I’ve been saying for a while that corporate/business/enterprise customers are going to avoid Windows 8. IT departments have no interest in helping countless users re-learn Windows basics because of an ill-conceived and unavoidable user interface decision by Microsoft.
Enterprise IT folks are not interested in performing Windows upgrades on thousands of PCs unless there is a good reason to do so. When Microsoft stops developing security patches for Windows XP in April 2014, that will be a good reason to upgrade machines still running XP. Thankfully, there are alternatives to Windows 8.
After a lot of early problems with networking, compatibility and drivers with Windows 7, that O/S has emerged as the next go-to O/S for Windows-based PCs. Moving a user from Windows XP to Windows 7 will not involve a lot of re-training, drivers have matured, and software compatibility issues have mostly been resolved. Windows 7 sales are likely to exceed Windows 8 sales in the coming months, no matter what Microsoft does to encourage people to skip Windows 7.

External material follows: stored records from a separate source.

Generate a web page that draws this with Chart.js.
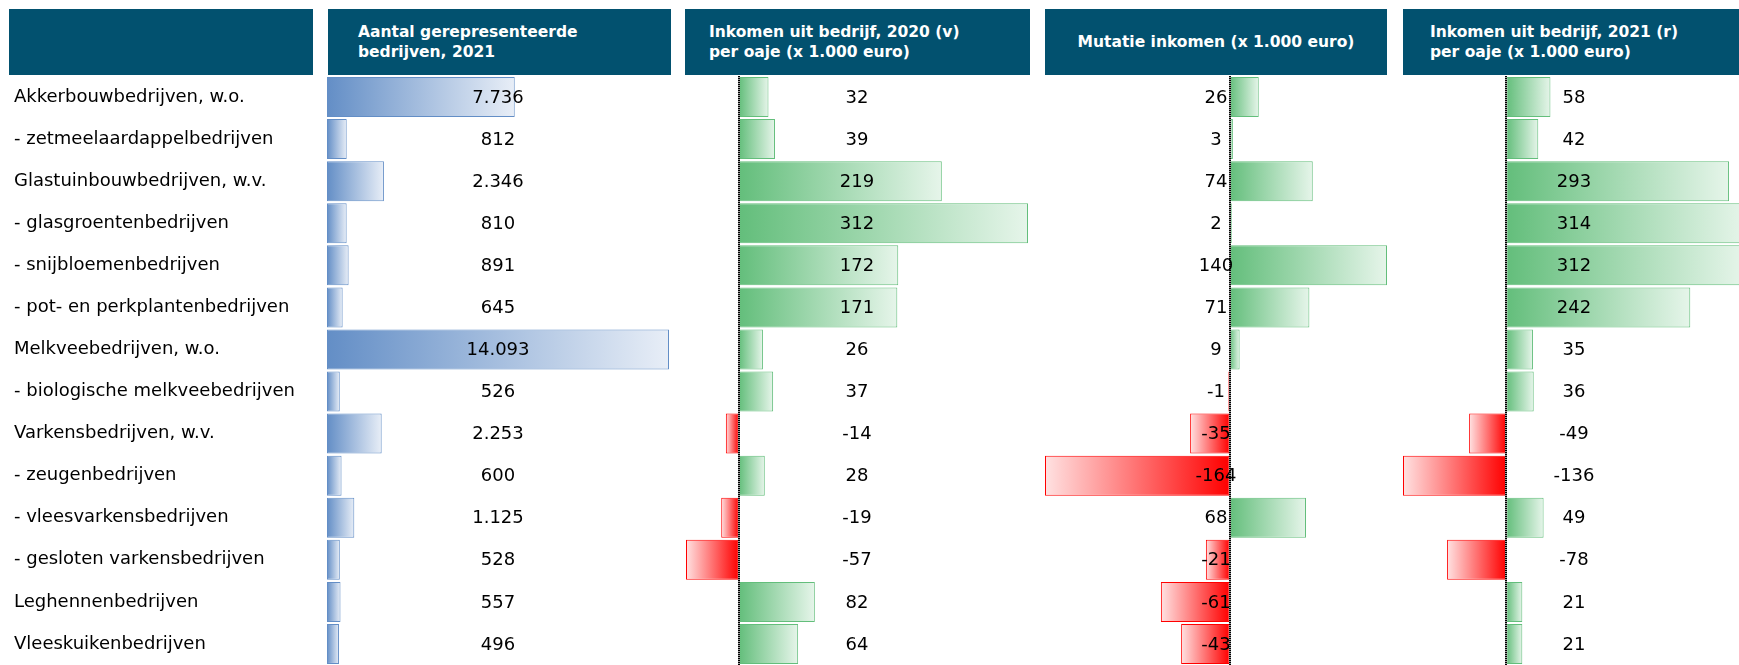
<!DOCTYPE html>
<html lang="nl">
<head>
<meta charset="utf-8">
<script src="https://cdn.jsdelivr.net/npm/chart.js@4.4.1/dist/chart.umd.min.js"></script>
<style>
  body { margin: 0; width: 1739px; height: 665px; overflow: hidden; background: #fff; position: relative; font-family: "DejaVu Sans", Verdana, sans-serif; }
  .head { position: absolute; top: 9px; height: 66px; background: #02516f; color: #fff; font-weight: bold; font-size: 15.5px; line-height: 20px; display: flex; align-items: center; box-sizing: border-box; white-space: nowrap; }
  canvas { position: absolute; top: 76px; }
</style>
</head>
<body>
<div class="head" style="left:9px;width:304px"></div>
<div class="head" style="left:328px;width:343px;padding-left:30px">Aantal gerepresenteerde<br>bedrijven, 2021</div>
<div class="head" style="left:685px;width:345px;padding-left:24px">Inkomen uit bedrijf, 2020 (v)<br>per oaje (x 1.000 euro)</div>
<div class="head" style="left:1045px;width:342px;justify-content:center">Mutatie inkomen (x 1.000 euro)</div>
<div class="head" style="left:1403px;width:345px;padding-left:27px">Inkomen uit bedrijf, 2021 (r)<br>per oaje (x 1.000 euro)</div>

<canvas id="bedrijvenChart" width="670" height="589" style="left:0"></canvas>
<canvas id="inkomen2020Chart" width="342" height="589" style="left:686px"></canvas>
<canvas id="mutatieChart" width="342" height="589" style="left:1045px"></canvas>
<canvas id="inkomen2021Chart" width="342" height="589" style="left:1403px"></canvas>

<script>
const categories = [
    'Akkerbouwbedrijven, w.o.',
    '- zetmeelaardappelbedrijven',
    'Glastuinbouwbedrijven, w.v.',
    '- glasgroentenbedrijven',
    '- snijbloemenbedrijven',
    '- pot- en perkplantenbedrijven',
    'Melkveebedrijven, w.o.',
    '- biologische melkveebedrijven',
    'Varkensbedrijven, w.v.',
    '- zeugenbedrijven',
    '- vleesvarkensbedrijven',
    '- gesloten varkensbedrijven',
    'Leghennenbedrijven',
    'Vleeskuikenbedrijven',
];
const bedrijven = [7736, 812, 2346, 810, 891, 645, 14093, 526, 2253, 600, 1125, 528, 557, 496];
const inkomen2020 = [32, 39, 219, 312, 172, 171, 26, 37, -14, 28, -19, -57, 82, 64];
const mutatie = [26, 3, 74, 2, 140, 71, 9, -1, -35, -164, 68, -21, -61, -43];
const inkomen2021 = [58, 42, 293, 314, 312, 242, 35, 36, -49, -136, 49, -78, 21, 21];

Chart.defaults.font.family = '"DejaVu Sans", Verdana, sans-serif';

const colors = {
    blue: '#638ec6',
    blueLight: '#e8eef7',
    green: '#63be7b',
    greenLight: '#e6f5ea',
    red: '#ff0000',
    redLight: '#ffe2e2',
    text: '#000000',
};

function formatNl(v) {
    const s = String(Math.abs(v)).replace(/\B(?=(\d{3})+(?!\d))/g, '.');
    return (v < 0 ? '-' : '') + s;
}

function gradientFor(c, base, light) {
    const chart = c.chart;
    const x = chart.scales.x;
    if (!chart.chartArea || !x) return base;
    const g = chart.ctx.createLinearGradient(x.getPixelForValue(0), 0, x.getPixelForValue(c.raw), 0);
    g.addColorStop(0, base);
    g.addColorStop(1, light);
    return g;
}

// dotted zero line + the numbers centred in each column
const valueLabels = {
    id: 'valueLabels',
    afterDatasetsDraw(chart, args, opts) {
        const { ctx, chartArea } = chart;
        const x = chart.scales.x;
        ctx.save();
        if (opts.zeroLine) {
            const x0 = Math.round(x.getPixelForValue(0));
            ctx.lineWidth = 2;
            ctx.strokeStyle = '#9a9a9a';
            ctx.beginPath();
            ctx.moveTo(x0, chartArea.top);
            ctx.lineTo(x0, chartArea.bottom);
            ctx.stroke();
            ctx.strokeStyle = '#000';
            ctx.setLineDash([1, 1]);
            ctx.beginPath();
            ctx.moveTo(x0, chartArea.top);
            ctx.lineTo(x0, chartArea.bottom);
            ctx.stroke();
            ctx.setLineDash([]);
        }
        ctx.fillStyle = colors.text;
        ctx.font = '18px "DejaVu Sans", Verdana, sans-serif';
        ctx.textAlign = 'center';
        ctx.textBaseline = 'middle';
        const cx = (chartArea.left + chartArea.right) / 2;
        const values = chart.data.datasets[0].data;
        chart.getDatasetMeta(0).data.forEach((bar, i) => {
            ctx.fillText(formatNl(values[i]), cx, bar.y + 1);
        });
        ctx.restore();
    }
};

function initColumn(canvasId, values, opts) {
    const canvas = document.getElementById(canvasId);
    if (!canvas) return;

    const pos = opts.pos;
    const neg = opts.neg;

    new Chart(canvas, {
        type: 'bar',
        data: {
            labels: categories,
            datasets: [{
                data: values,
                backgroundColor: c => c.raw < 0 ? gradientFor(c, neg[0], neg[1]) : gradientFor(c, pos[0], pos[1]),
                borderColor: c => c.raw < 0 ? neg[0] : pos[0],
                borderWidth: 1,
                borderSkipped: false,
                barPercentage: 1,
                categoryPercentage: 0.95,
            }]
        },
        options: {
            indexAxis: 'y',
            responsive: false,
            animation: false,
            events: [],
            layout: { padding: opts.padding || 0 },
            plugins: {
                legend: { display: false },
                tooltip: { enabled: false },
                valueLabels: { zeroLine: opts.zeroLine },
            },
            scales: {
                x: {
                    display: false,
                    min: Math.min(0, ...values),
                    max: Math.max(...values),
                },
                y: opts.showLabels ? {
                    position: 'left',
                    grid: { display: false },
                    border: { display: false },
                    ticks: {
                        crossAlign: 'far',
                        color: colors.text,
                        font: { size: 18 },
                        padding: 0,
                        autoSkip: false,
                    },
                    afterFit: s => {
                        s.width = 313;
                        s.paddingTop = 0;
                        s.paddingBottom = 0;
                    },
                } : { display: false },
            }
        },
        plugins: [valueLabels]
    });
}

initColumn('bedrijvenChart', bedrijven, {
    pos: [colors.blue, colors.blueLight],
    neg: [colors.blue, colors.blueLight],
    showLabels: true,
    zeroLine: false,
    padding: { left: 14, right: 1 },
});
initColumn('inkomen2020Chart', inkomen2020, {
    pos: [colors.green, colors.greenLight],
    neg: [colors.red, colors.redLight],
    zeroLine: true,
});
initColumn('mutatieChart', mutatie, {
    pos: [colors.green, colors.greenLight],
    neg: [colors.red, colors.redLight],
    zeroLine: true,
});
initColumn('inkomen2021Chart', inkomen2021, {
    pos: [colors.green, colors.greenLight],
    neg: [colors.red, colors.redLight],
    zeroLine: true,
});
</script>
</body>
</html>
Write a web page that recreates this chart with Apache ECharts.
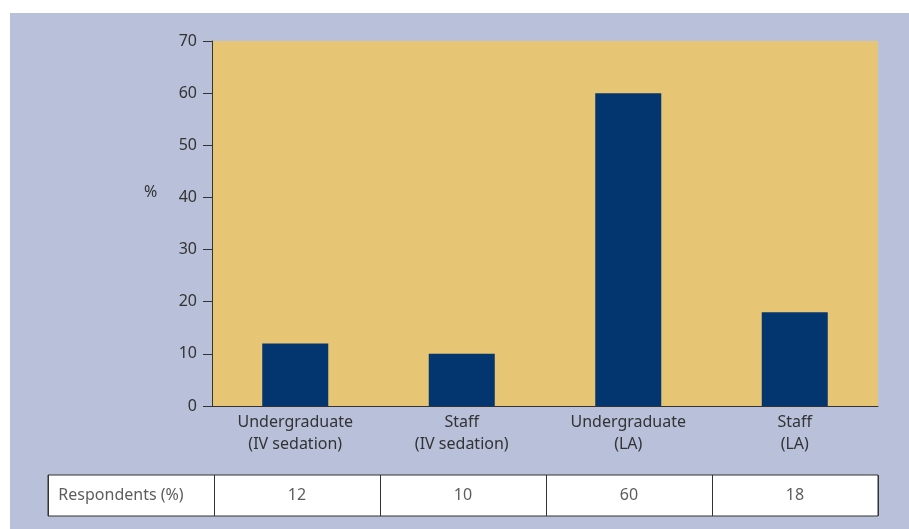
<!DOCTYPE html>
<html>
<head>
<meta charset="utf-8">
<script src="https://cdn.jsdelivr.net/npm/echarts@6/dist/echarts.min.js"></script>
<style>
  html, body { margin: 0; padding: 0; background: #fff; }
  #panel {
    position: absolute;
    left: 10px;
    top: 13px;
    width: 899px;
    height: 516px;
    background: #b8c0da;
  }
</style>
</head>
<body>
<div id="panel"></div>
<script>
// 数据
const categories = ['Undergraduate\n(IV sedation)', 'Staff\n(IV sedation)', 'Undergraduate\n(LA)', 'Staff\n(LA)']
const respondents = [12, 10, 60, 18]
const yTicks = [0, 10, 20, 30, 40, 50, 60, 70]
const rowLabel = 'Respondents (%)'
const yName = '%'

const textColor = '#333'
const font = 'Noto Sans'

// 表格行：第一列为标题，其余为数值
const tableCols = [rowLabel].concat(respondents.map(String))
const tableData = tableCols.map((t, i) => ({
  value: [i, 0],
  label: {
    formatter: t,
    offset: i === 0 ? [-10, 0] : [0, 0]
  }
}))

var myChart = echarts.init(document.getElementById('panel'))
myChart.setOption({
  animation: false,
  textStyle: { fontFamily: font },
  // y轴名称放在 40 刻度旁
  graphic: [
    {
      type: 'text',
      left: 134,
      top: 171,
      style: { text: yName, fill: textColor, fontSize: 16, fontFamily: font }
    }
  ],
  grid: [
    {
      left: 202,
      right: 31,
      top: 28,
      bottom: 123,
      show: true,
      backgroundColor: '#e6c674',
      borderWidth: 0
    },
    {
      left: 38,
      right: 31,
      top: 462,
      height: 41,
      show: true,
      backgroundColor: '#fff',
      borderColor: '#333',
      borderWidth: 1
    }
  ],
  xAxis: [
    {
      type: 'category',
      gridIndex: 0,
      data: categories,
      axisLine: { lineStyle: { color: '#333' } },
      axisTick: { length: 6, lineStyle: { color: '#333' } },
      axisLabel: {
        color: textColor,
        fontSize: 16,
        lineHeight: 22,
        margin: 5
      }
    },
    {
      type: 'category',
      gridIndex: 1,
      data: tableCols.map((t, i) => i),
      axisLine: { show: false },
      axisTick: { show: false },
      axisLabel: { show: false },
      splitLine: { show: true, interval: 0, lineStyle: { color: '#333', width: 1 } }
    }
  ],
  yAxis: [
    {
      type: 'value',
      gridIndex: 0,
      min: yTicks[0],
      max: yTicks[yTicks.length - 1],
      interval: 10,
      axisLine: { show: true, lineStyle: { color: '#333' } },
      axisTick: { show: true, length: 9, lineStyle: { color: '#333' } },
      axisLabel: { color: textColor, fontSize: 16, margin: 15 },
      splitLine: { show: false }
    },
    {
      type: 'category',
      gridIndex: 1,
      data: ['row'],
      show: false
    }
  ],
  series: [
    {
      name: 'Respondents',
      type: 'bar',
      xAxisIndex: 0,
      yAxisIndex: 0,
      barWidth: 66,
      itemStyle: { color: '#03356f' },
      data: respondents
    },
    {
      type: 'scatter',
      xAxisIndex: 1,
      yAxisIndex: 1,
      symbolSize: 1,
      itemStyle: { color: 'rgba(0,0,0,0)' },
      label: {
        show: true,
        position: 'inside',
        color: textColor,
        fontSize: 16
      },
      data: tableData
    }
  ]
})
</script>
</body>
</html>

Apparently, the attendees of a recent TechMentor conference held at Microsoft’s headquarters agree. According to those folks, Windows 7 is going to be the next Windows XP, with 7 assuming the mantle of ‘most solid and reliable Windows O/S’ for enterprise users.
My own plans are to evaluate Windows 8 on a test PC, but switch my Windows XP machines to Linux if possible, and Windows 7 if not. Windows 8 has a lot to prove before I will even consider using it on any of my main PCs.